While the recent decision to reinstate Tom Brady’s appeal may seem like a distant drama of the sports world involving billionaire owners and millionaire players, the appeals court decision has impacts for both employers and employees in labor unions. The Brady case is now Federal precedent, and that precedent holds that an employer’s arbitrator has a tremendous amount of power to decide labor disputes without being subject to court review. See NFL v. Brady, Docket No. 15-2801, (2nd Cir., 2016).
For employers, this means that there is yet another precedent strengthening the already high burden that employees face in overturning an arbitrator’s decision. Employers know that arbitration is an excellent way to keep legal costs down and to resolve labor disputes far more quickly than resorting to the court system. Although an employee can try to attack an arbitrator’s decision in court, the Brady case demonstrates that doing so is a difficult proposition even when the arbitrator’s decision appears to be very controversial.

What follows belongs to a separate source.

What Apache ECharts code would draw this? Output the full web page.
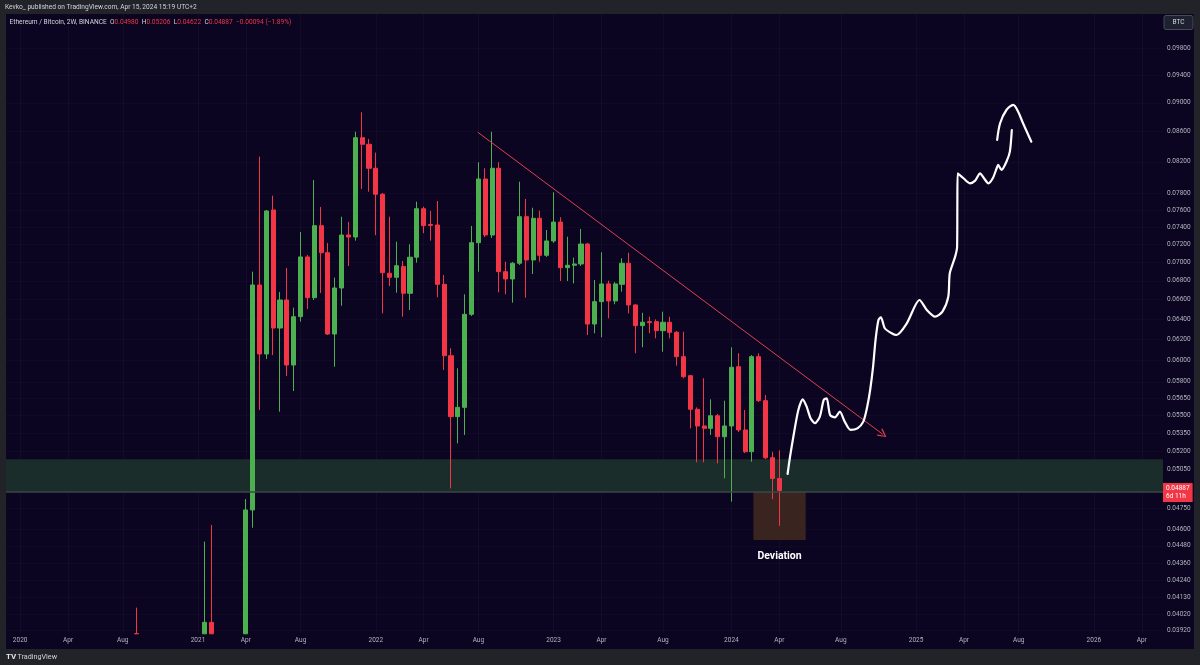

For employees, the Brady decision underscores that employees may be giving up significant legal rights when agreeing to arbitration. The Brady decision stresses the importance of bargaining for guarantees in that an arbitration will be fair. In Brady’s case, the NFL collective bargaining agreement gives the commissioner a tremendous amount of latitude and discretion, which is a key point the Court relied on in making its decision. Had the collective bargaining agreement been drafted differently, Brady may have had a much better shot at his appeal. Employees and labor unions should take note and understand just what they are agreeing to when they consider arbitration clauses in contracts.